Выбрать главу

Он принял сильное снотворное, но уснул только под утро. К счастью, была суббота, и он мог остаться дома. В сотый раз он взвешивал все обстоятельства: граница между его страной и остальным миром уже закрыта, прошли те времена, когда они уезжали. Никакими телеграммами и телефонными звонками Терезу обратно не вызволишь. Власти уже не выпустят ее за границу. Ее отъезд непостижимо бесповоротен.

14

Сознание, что он абсолютно беспомощен, действовало на него, словно палочные удары, но при том, как ни странно, и успокаивало его. Никто не понуждал его принимать то или иное решение. Ему не надо было смотреть на стены супротивного дома и задаваться вопросом, хочет он жить с Терезой или не хочет. Она все решила сама.

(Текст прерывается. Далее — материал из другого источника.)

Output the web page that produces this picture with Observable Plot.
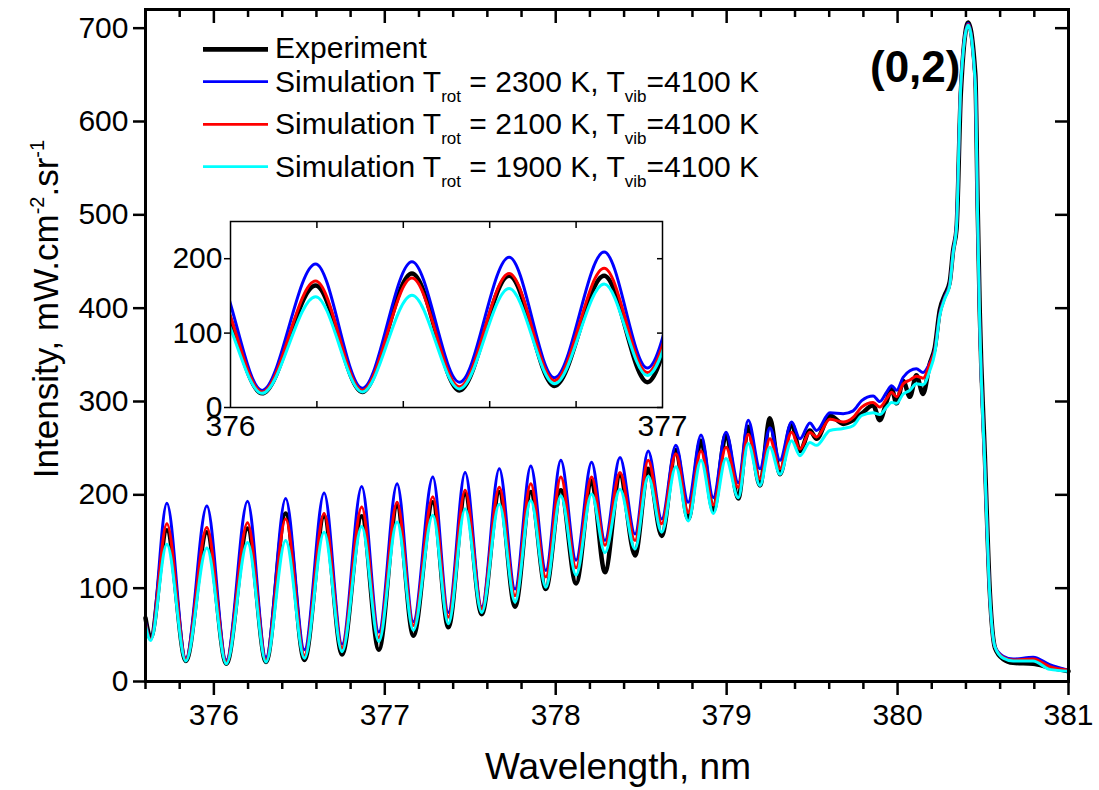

Он пошел в ресторан пообедать. Было горестно, но за едой первоначальное отчаяние как бы отступило, как бы утратило свою силу, истаяв в обычную меланхолию. Он оглядывался на годы, которые прожил с Терезой, и ему казалось, что вся их история не могла завершиться удачнее, чем завершилась. Если бы кто-то даже придумал эту историю, то вряд ли мог бы закончить ее иначе: Тереза пришла к нему по собственной воле. Таким же образом в один прекрасный день и ушла. Приехала с одним тяжелым чемоданом. С одним тяжелым чемоданом и уехала.

Он расплатился, вышел из ресторана и стал прохаживаться по улицам, исполненный меланхолии, которая становилась все более и более прекрасной. Позади было семь лет жизни с Терезой, и теперь он убеждался, что те годы в воспоминаниях были прекрасней, чем когда он проживал их в действительности.

Любовь между ним и Терезой была прелестна, но утомительна: он постоянно должен был что-то утаивать, маскировать, изображать, исправлять, поддерживать в ней хорошее настроение, утешать, непрерывно доказывать свою любовь, быть подсудным ее ревности, ее страданиям, ее снам, чувствовать себя виноватым, оправдываться и извиняться. Это напряжение теперь исчезло, а красота осталась.

Суббота клонилась к вечеру, он впервые прогуливался по Цюриху один и вдыхал аромат своей свободы. За углом каждой улицы таилось приключение. Будущее вновь стало тайной. Опять вернулась холостяцкая жизнь, жизнь, которая, как он некогда думал, была ему предначертана; лишь в ней он может оставаться воистину самим собой.

Вот уже семь лет он был привязан к Терезе, ее глаза следили за каждым его шагом. Было так, словно она привязала к его лодыжкам железные гири. А теперь неожиданно его шаг стал гораздо легче. Он чуть не парил в воздухе. Он оказался в магическом поле Парменида: он наслаждался сладкой легкостью бытия.

(Было ли у него желание позвонить в Женеву Сабине? Дать знать о себе кому-то из цюрихских женщин, с которыми он познакомился в последние месяцы? Нет, у него не было такого желания. Он чувствовал, что случись ему встретиться с какой-нибудь женщиной, воспоминание о Терезе мгновенно стало бы невыносимо мучительным).

15

Это особое меланхолическое очарование длилось до самого воскресного вечера. В понедельник все изменилось. Тереза ворвалась в его мысли: он чувствовал, каково ей было, когда она писала ему прощальное письмо; чувствовал, как у нее тряслись руки; видел, как она тащит тяжелый чемодан в одной руке и Каренина на поводке — в другой; он представлял себе, как она отпирает их пражскую квартиру, и собственным сердцем ощущал бесприютность одиночества, пахнувшего ей в лицо, когда она открыла дверь.

В течение тех прекрасных двух дней меланхолии его сочувствие отдыхало. Сочувствие спало, как спит горняк в воскресенье после недели каторжного труда, чтобы в понедельник снова суметь спуститься в шахту.

Он осматривал больного и вместо него видел Терезу. Мысленно он наставлял себя: не думай о ней! не думай о ней! Он говорил себе: именно потому, что я болен сочувствием, хорошо, что она уехала и что я больше не увижу ее. Я должен освободиться не от нее, а от своего сочувствия, от этой болезни, которая была мне неведома, пока Тереза не заразила меня ее вирусом!

В субботу и воскресенье он испытывал сладкую легкость бытия, что приближалась к нему из глубин будущего. Но уже в понедельник навалилась на него тяжесть, какой он не знал прежде.